Understanding how angle sum and difference identities work with the unit circle is very important in trigonometry. These identities help us break down the trigonometric functions for combined angles into their separate parts.

Angle Sum and Difference Identities
First, let’s look at the angle sum identities:

• For sine:
  (\sin(a + b) = \sin a \cos b + \cos a \sin b)
• For cosine:
  (\cos(a + b) = \cos a \cos b - \sin a \sin b)
• For tangent:
  (\tan(a + b) = \frac{\tan a + \tan b}{1 - \tan a \tan b})

Now, here are the difference identities:

• For sine:
  (\sin(a - b) = \sin a \cos b - \cos a \sin b)
• For cosine:
  (\cos(a - b) = \cos a \cos b + \sin a \sin b)
• For tangent:
  (\tan(a - b) = \frac{\tan a - \tan b}{1 + \tan a \tan b})

Relation to the Unit Circle
Now, let’s see how these identities connect to the unit circle. The unit circle is a circle with a radius of one. It helps us visualize angles as points on this circle.

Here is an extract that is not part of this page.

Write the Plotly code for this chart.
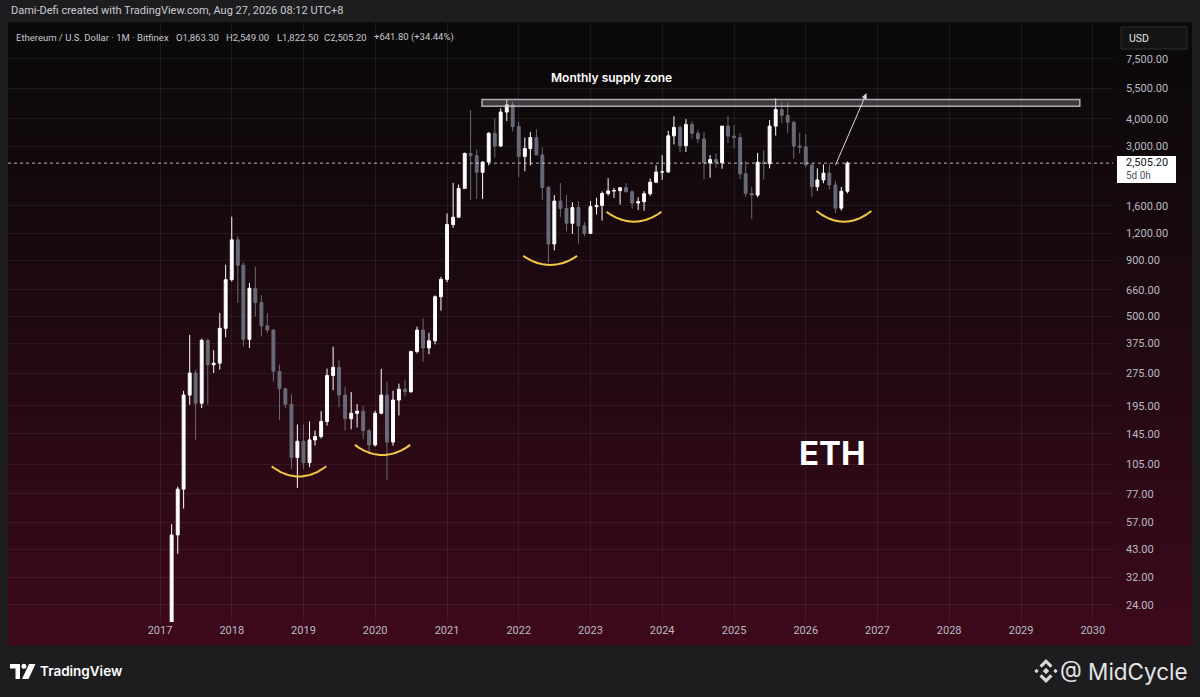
import numpy as np
import pandas as pd
import plotly.graph_objects as go

# ---------------- data (monthly ETH/USD, Bitfinex) ----------------
months = pd.date_range("2017-01-01", "2026-08-01", freq="MS")

opens = [
    8.0, 10.7, 16.2, 50, 81, 218, 275, 200, 388, 300, 305, 440,
    735, 1117, 855, 392, 671, 578, 452, 433, 280, 233, 198, 113,
    134, 107, 136, 141, 165, 268, 292, 218, 170, 180, 184, 150,
    129, 180, 218, 133, 207, 232, 226, 345, 432, 358, 386, 614,
    737, 1313, 1418, 1920, 2775, 2710, 2275, 2535, 3430, 3000, 4288, 4630,
    3680, 2690, 2920, 3280, 2730, 1940, 1070, 1680, 1555, 1330, 1570, 1295,
    1196, 1585, 1605, 1820, 1870, 1875, 1935, 1855, 1645, 1670, 1815, 2050,
    2280, 2285, 3340, 3650, 3010, 3760, 3430, 3235, 2510, 2600, 2515, 3700,
    3330, 3280, 2240, 1820, 1790, 2530, 2490, 3700, 4400, 4145, 3850, 3000,
    2970, 2460, 1955, 2100, 2255, 1990, 1560, 1863.3,
]
highs = [
    11.0, 17.0, 56, 83, 228, 411, 285, 395, 395, 350, 518, 860,
    1425, 1160, 880, 710, 843, 625, 515, 435, 300, 235, 220, 160,
    160, 165, 150, 184, 288, 363, 316, 238, 225, 198, 194, 153,
    185, 287, 251, 228, 246, 255, 348, 448, 488, 420, 623, 756,
    1475, 2035, 2000, 2800, 4380, 2890, 2550, 3470, 4030, 4460, 4870, 4780,
    3880, 3280, 3480, 3580, 2950, 1970, 1790, 2030, 1790, 1660, 1680, 1350,
    1680, 1740, 1860, 2140, 1930, 1930, 2030, 1880, 1750, 1865, 2130, 2450,
    2720, 3520, 4100, 3730, 3980, 3890, 3560, 3480, 2730, 2770, 3580, 4110,
    3740, 3440, 2550, 1950, 2790, 2880, 3940, 4955, 4770, 4755, 3920, 3450,
    3400, 2500, 2370, 2470, 2480, 2080, 1950, 2549.0,
]
lows = [
    7.9, 10.3, 16.0, 41, 66, 197, 136, 190, 197, 275, 285, 400,
    720, 575, 363, 358, 498, 404, 420, 251, 168, 190, 100, 82,
    100, 102, 128, 138, 158, 230, 192, 150, 152, 155, 137, 117,
    127, 178, 89, 128, 176, 216, 223, 338, 310, 335, 372, 530,
    715, 1270, 1415, 1910, 1700, 1720, 1720, 2450, 2650, 2970, 3900, 3500,
    2160, 2300, 2450, 2780, 1700, 880, 1000, 1420, 1220, 1190, 1075, 1160,
    1190, 1460, 1370, 1780, 1740, 1620, 1835, 1550, 1530, 1520, 1775, 2040,
    2100, 2260, 3050, 2800, 2820, 3240, 3090, 2110, 2150, 2390, 2360, 3100,
    2920, 2120, 1760, 1390, 1750, 2110, 2370, 3350, 3820, 3435, 2620, 2775,
    2400, 1760, 1870, 2030, 1900, 1480, 1520, 1822.5,
]
closes = [
    10.7, 16.2, 50, 81, 218, 275, 200, 388, 300, 305, 440, 735,
    1117, 855, 392, 671, 578, 452, 433, 280, 233, 198, 113, 134,
    107, 136, 141, 165, 268, 292, 218, 170, 180, 184, 150, 129,
    180, 218, 133, 207, 232, 226, 345, 432, 358, 386, 614, 737,
    1313, 1418, 1920, 2775, 2710, 2275, 2535, 3430, 3000, 4288, 4630, 3680,
    2690, 2920, 3280, 2730, 1940, 1070, 1680, 1555, 1330, 1570, 1295, 1196,
    1585, 1605, 1820, 1870, 1875, 1935, 1855, 1645, 1670, 1815, 2050, 2280,
    2285, 3340, 3650, 3010, 3760, 3430, 3235, 2510, 2600, 2515, 3700, 3330,
    3280, 2240, 1820, 1790, 2530, 2490, 3700, 4400, 4145, 3850, 3000, 2970,
    2460, 1955, 2100, 2255, 1990, 1560, 1863.3, 2505.2,
]

last_price = 2505.20
year_ticks = list(range(2017, 2031))
price_ticks = [24, 32, 43, 57, 77, 105, 145, 195, 275, 375, 500, 660, 900,
               1200, 1600, 3000, 4000, 5500, 7500]

legend_parts = ["Ethereum / U.S. Dollar · 1M · Bitfinex", "O1,863.30", "H2,549.00",
                "L1,822.50", "C2,505.20", "+641.80 (+34.44%)"]

# supply zone
zone_start, zone_end = "2021-06-28", "2029-10-27"
zone_low, zone_high = 4560, 4900

# smile arcs under the lows
arc_start = ["2018-07-23", "2019-09-20", "2022-01-24", "2023-03-24", "2026-02-25"]
arc_end = ["2019-04-27", "2020-06-27", "2022-10-25", "2023-12-28", "2026-12-01"]
arc_edge = [103, 129, 943, 1499, 1514]
arc_bottom = [92.5, 116, 858, 1353, 1353]

# projection arrow
arrow_from = ("2026-05-29", 2415)
arrow_to = ("2026-11-06", 5226)

# ---------------- styling ----------------
W, H = 1200, 697
UP = "#ffffff"
DOWN = "#686b77"
GRID = "rgba(255,255,255,0.065)"
TXT = "#b9bbc3"
FONT = "Roboto"


def px(x):
    return x / W


def py(y):
    return 1 - y / H


PL, PR, PT, PB = 8, 1113, 22, 622

fig = go.Figure()

fig.add_trace(go.Candlestick(
    x=months, open=opens, high=highs, low=lows, close=closes,
    increasing=dict(line=dict(color=UP, width=1), fillcolor=UP),
    decreasing=dict(line=dict(color=DOWN, width=1), fillcolor=DOWN),
    whiskerwidth=0, showlegend=False, hoverinfo="skip",
))

# arcs
for s, e, top, bot in zip(arc_start, arc_end, arc_edge, arc_bottom):
    t0, t1 = pd.Timestamp(s), pd.Timestamp(e)
    u = np.linspace(-1, 1, 21)
    xs = [t0 + (t1 - t0) * ((v + 1) / 2) for v in u]
    lt, lb = np.log10(top), np.log10(bot)
    ys = 10 ** (lb + (lt - lb) * u ** 2)
    fig.add_trace(go.Scatter(x=xs, y=ys, mode="lines",
                             line=dict(color="#f3c843", width=2, shape="spline"),
                             showlegend=False, hoverinfo="skip"))

shapes = []
# gradient background of the chart pane
N = 125
c0 = np.array([11, 9, 10])
c1 = np.array([62, 9, 28])
y_top, y_bot = 22, 645
for i in range(N):
    t = (i + 0.5) / N
    c = c0 + (c1 - c0) * t ** 1.25
    ya = y_top + (y_bot - y_top) * i / N
    yb = y_top + (y_bot - y_top) * (i + 1) / N + 0.6
    shapes.append(dict(type="rect", xref="paper", yref="paper",
                       x0=px(8), x1=px(1192), y0=py(yb), y1=py(ya),
                       fillcolor="rgb(%d,%d,%d)" % tuple(c.astype(int)),
                       line=dict(width=0), layer="below"))

# last price dotted line
shapes.append(dict(type="line", xref="paper", yref="y", x0=px(PL), x1=px(PR),
                   y0=last_price, y1=last_price,
                   line=dict(color="rgba(255,255,255,0.7)", width=1, dash="dot"),
                   layer="above"))
# supply zone
shapes.append(dict(type="rect", xref="x", yref="y", x0=zone_start, x1=zone_end,
                   y0=zone_low, y1=zone_high,
                   fillcolor="rgba(150,150,158,0.35)",
                   line=dict(color="rgba(200,200,205,0.85)", width=1.5),
                   layer="above"))
# price label box
shapes.append(dict(type="rect", xref="paper", yref="paper",
                   x0=px(1117), x1=px(1176), y0=py(183), y1=py(156),
                   fillcolor="#ffffff", line=dict(width=0), layer="above"))
# USD box
shapes.append(dict(type="rect", xref="paper", yref="paper",
                   x0=px(1121), x1=px(1187), y0=py(49), y1=py(27),
                   fillcolor="#141414", line=dict(color="#2e2e2e", width=1),
                   layer="above"))

# TradingView logo (pixel-anchored)
logo_anchor = dict(xref="paper", yref="paper", xsizemode="pixel", ysizemode="pixel",
                   xanchor=px(23), yanchor=py(671), fillcolor="#ffffff",
                   line=dict(width=0), layer="above")
shapes.append(dict(type="path", path="M -13,7 L -3,7 L -3,-8 L -7.5,-8 L -7.5,2.5 L -13,2.5 Z",
                   **logo_anchor))
shapes.append(dict(type="circle", x0=-1.6, x1=3.4, y0=2.3, y1=7.3, **logo_anchor))
shapes.append(dict(type="path", path="M 6,7 L 12.5,7 L 5.5,-8 L -1,-8 Z", **logo_anchor))

# Binance-like diamond icon
bn_anchor = dict(xref="paper", yref="paper", xsizemode="pixel", ysizemode="pixel",
                 xanchor=px(1046), yanchor=py(671), fillcolor="#d9d9d9",
                 line=dict(width=0), layer="above")
shapes.append(dict(type="path", path="M 0,3.2 L 3.2,0 L 0,-3.2 L -3.2,0 Z", **bn_anchor))
shapes.append(dict(type="path", path="M 0,12 L 6.5,5.5 L 4.3,3.3 L 0,7.6 L -4.3,3.3 L -6.5,5.5 Z", **bn_anchor))
shapes.append(dict(type="path", path="M 0,-12 L 6.5,-5.5 L 4.3,-3.3 L 0,-7.6 L -4.3,-3.3 L -6.5,-5.5 Z", **bn_anchor))
shapes.append(dict(type="path", path="M -9.5,2.2 L -7.3,0 L -9.5,-2.2 L -11.7,0 Z", **bn_anchor))
shapes.append(dict(type="path", path="M 9.5,2.2 L 11.7,0 L 9.5,-2.2 L 7.3,0 Z", **bn_anchor))

annotations = []


def txt(x, y, s, size, color, anchor="left", weight=None, family=FONT):
    f = dict(size=size, color=color, family=family)
    if weight:
        f["weight"] = weight
    annotations.append(dict(x=px(x), y=py(y), xref="paper", yref="paper", text=s,
                            showarrow=False, xanchor=anchor, yanchor="middle", font=f))


txt(9, 11, "Dami-Defi created with TradingView.com, Aug 27, 2026 08:12 UTC+8", 11, "#c9cbd1")
for xpos, part in zip([14, 174, 224, 275, 322, 372], legend_parts):
    txt(xpos, 37, part, 9.5, "#c6c8cf")
txt(611, 77, "Monthly supply zone", 12, "#ffffff", anchor="center", weight=600, family="Inter")
txt(832, 453, "ETH", 33, "#ffffff", anchor="center", weight=700, family="Inter")
txt(1127, 38, "USD", 10.5, "#e6e6e6")
txt(1124, 162, "2,505.20", 11, "#131722")
txt(1124, 176, "5d 0h", 10, "#50535e")
txt(38, 671, "TradingView", 13.5, "#ffffff", weight=600, family="Inter")
txt(1190, 671, "@ MidCycle", 22.5, "#e4e4e4", anchor="right", family="Inter")

annotations.append(dict(x=arrow_to[0], y=np.log10(arrow_to[1]), xref="x", yref="y",
                        ax=arrow_from[0], ay=np.log10(arrow_from[1]), axref="x", ayref="y",
                        showarrow=True, arrowhead=2, arrowsize=1.1, arrowwidth=1,
                        arrowcolor="#d8d8dc", text=""))

fig.update_layout(
    width=W, height=H,
    margin=dict(l=0, r=0, t=0, b=0),
    paper_bgcolor="#1d1d1f",
    plot_bgcolor="rgba(0,0,0,0)",
    boxgap=0.25,
    showlegend=False,
    shapes=shapes,
    annotations=annotations,
    xaxis=dict(
        type="date", domain=[px(PL), px(PR)],
        range=["2014-11-19", "2030-04-14"],
        tickvals=[f"{y}-01-01" for y in year_ticks],
        ticktext=[str(y) for y in year_ticks],
        tickfont=dict(size=11, color=TXT, family=FONT),
        showgrid=True, gridcolor=GRID, gridwidth=1,
        zeroline=False, showline=False, ticks="",
        rangeslider=dict(visible=False),
        fixedrange=True,
    ),
    yaxis=dict(
        type="log", domain=[py(PB), py(PT)],
        range=[np.log10(20.0), np.log10(11070)],
        side="right",
        tickvals=price_ticks,
        ticktext=[f"{v:,.2f}" for v in price_ticks],
        tickfont=dict(size=11, color=TXT, family=FONT),
        showgrid=True, gridcolor=GRID, gridwidth=1,
        zeroline=False, showline=False, ticks="",
        ticklabelstandoff=12,
        fixedrange=True,
    ),
)

fig.write_html(
    "out.html",
    config={"displayModeBar": False},
    post_script="document.body.style.margin='0';document.body.style.overflow='hidden';",
)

Each angle (a) and (b) gives us coordinates ((\cos a, \sin a)) and ((\cos b, \sin b)) on the unit circle.

When we use these angle identities with the unit circle, we can see how changing the angles affects their positions. This makes it easier to understand how to add or subtract angles.

So, using angle sum and difference identities helps us solve trigonometry problems in a clear way. It shows how algebra and geometry work together in trigonometry, making everything feel connected.